Member of Parliamentary Select Committee on Communications, Hon. Samuel George Nartey has hinted that Parliament will summon Ghana Broadcasting Corporation (GBC) and the Minister of Information before the House to give an explanation on the television license fee.
He said the move by government to prosecute TV license defaulters is not clear because not anybody who owns a television set watches Ghana Television (GTV) programmes which are telecasted by the GBC.
Chief Justice, Her Lordship Sophia Akuffo has set up a special court to prosecute individuals who default on the payment of their TV License fee. This follows a request made to the judiciary by Ghana Broadcasting Corporation Director-General, Dr. Kwame Akuffo Anoff-Ntow in November this year.
The courts, which will be in all the ten regions, will start sitting on January 4, 2018, to prosecute defaulters.
But speaking to otecfmghana.com on Tuesday, January 2, 2018, the Ningo Prampram lawmaker said they will raise the matter on the floor of Parliament when they convene on the 23rd of January 2018 and make sure the information Minister and the GBC are brought before the House for further explanation, especially when it involves prosecution.
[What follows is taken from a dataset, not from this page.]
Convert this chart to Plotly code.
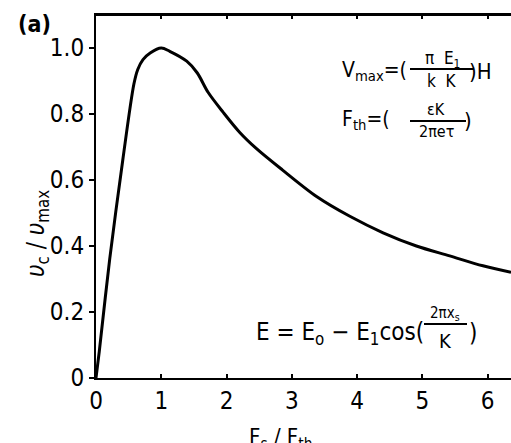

“We will discuss the matter when Parliament reconvenes on 23rd of January 2018, raise these issues again with my chairman Hon. Ken Ohene Agyapong and Ranking Member Hon. Alhassan Fuseini Bashir and summon GBC and Minister of information to the House to sit and have a look at this matter again, especially situation where you want to start prosecuting the people,” he stated.
“I can assure you the implementation of this will be very difficult else they should make it pay per view because I personally, the questions is how many do I watch GBC or GTV perhaps I have multi-TV and DSTV and I pay my monthly subscription which GTV is on both channels so why should I go and watch regular GTV again. In that case, we should make it pay per view there is a technology that can make it pay per view” Hon. Sam George stated.
Hon. Samuel George Nartey described the move as a needless and lazy way to raise funds to support GBC, saying there are serious issues confronting GBC which need to be tackled to ensure a smooth running of the state-owned institution.